All of this means that what Intel has done is basically introduce a new OS which is transparent and serves only one function, no matter what platform its running on.

It does, via software, what the OS would otherwise have to do in a specific-to-every-OS model, though it does it one time for all by having a software layer which exists closer to hardware than the OS. This benefit cannot be explained heavily enough. Intel is offering a way to create multiple threads on disparate pieces of hardware outside of OS awareness. If your application, for example, compiles correctly and runs under Windows and uses the Exo-sequencers properly, then because everything is specific only to your app and the x86-hardware layer its running on, then the same code will immediately port to Mac OS X, Linux, UNIX, Solaris, anything that runs x86. It will not require, from a straight-forward processing point of view (one outside of GUI requirements, for example), any changes. The software you write once, once recompiled and put into appropriate binary form, will work on all x86-based platforms.
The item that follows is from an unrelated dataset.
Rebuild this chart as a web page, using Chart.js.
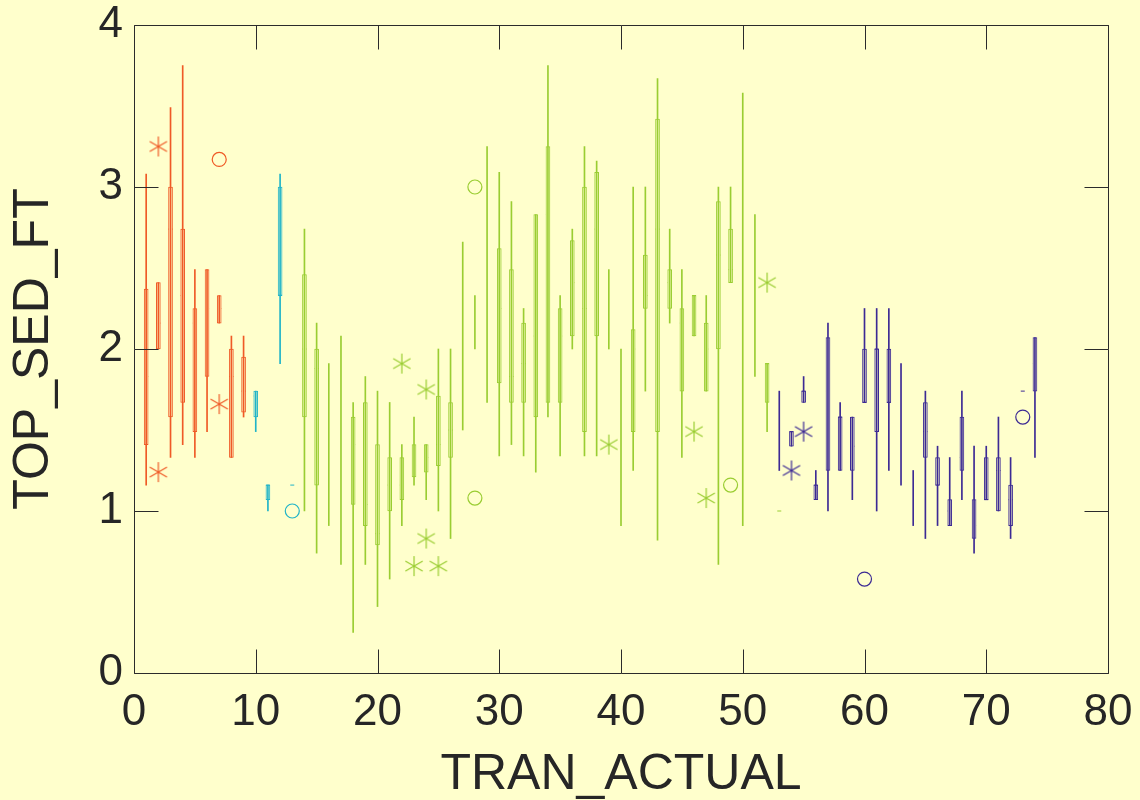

This new ability means that software developers will see a notably smaller learning curve. Developers will no longer have to turn to OS-specific models, or books on theory only to then apply them to specific OSes. They will now be able to target the hardware itself from their point of view. While it will physically be implemented in a more virtual manner, from the developer’s point of view they now only have one thing to address to use any added Exo-sequencer. The developers of today who can look at the x86 ISA and use it will be able to write impressively engineered multi-thread code which can take advantage of disparate hardware solutions.

The software knowledge requirements will still be there, but the target for understanding will be much smaller and much more easy to code for. And therein lies its strength.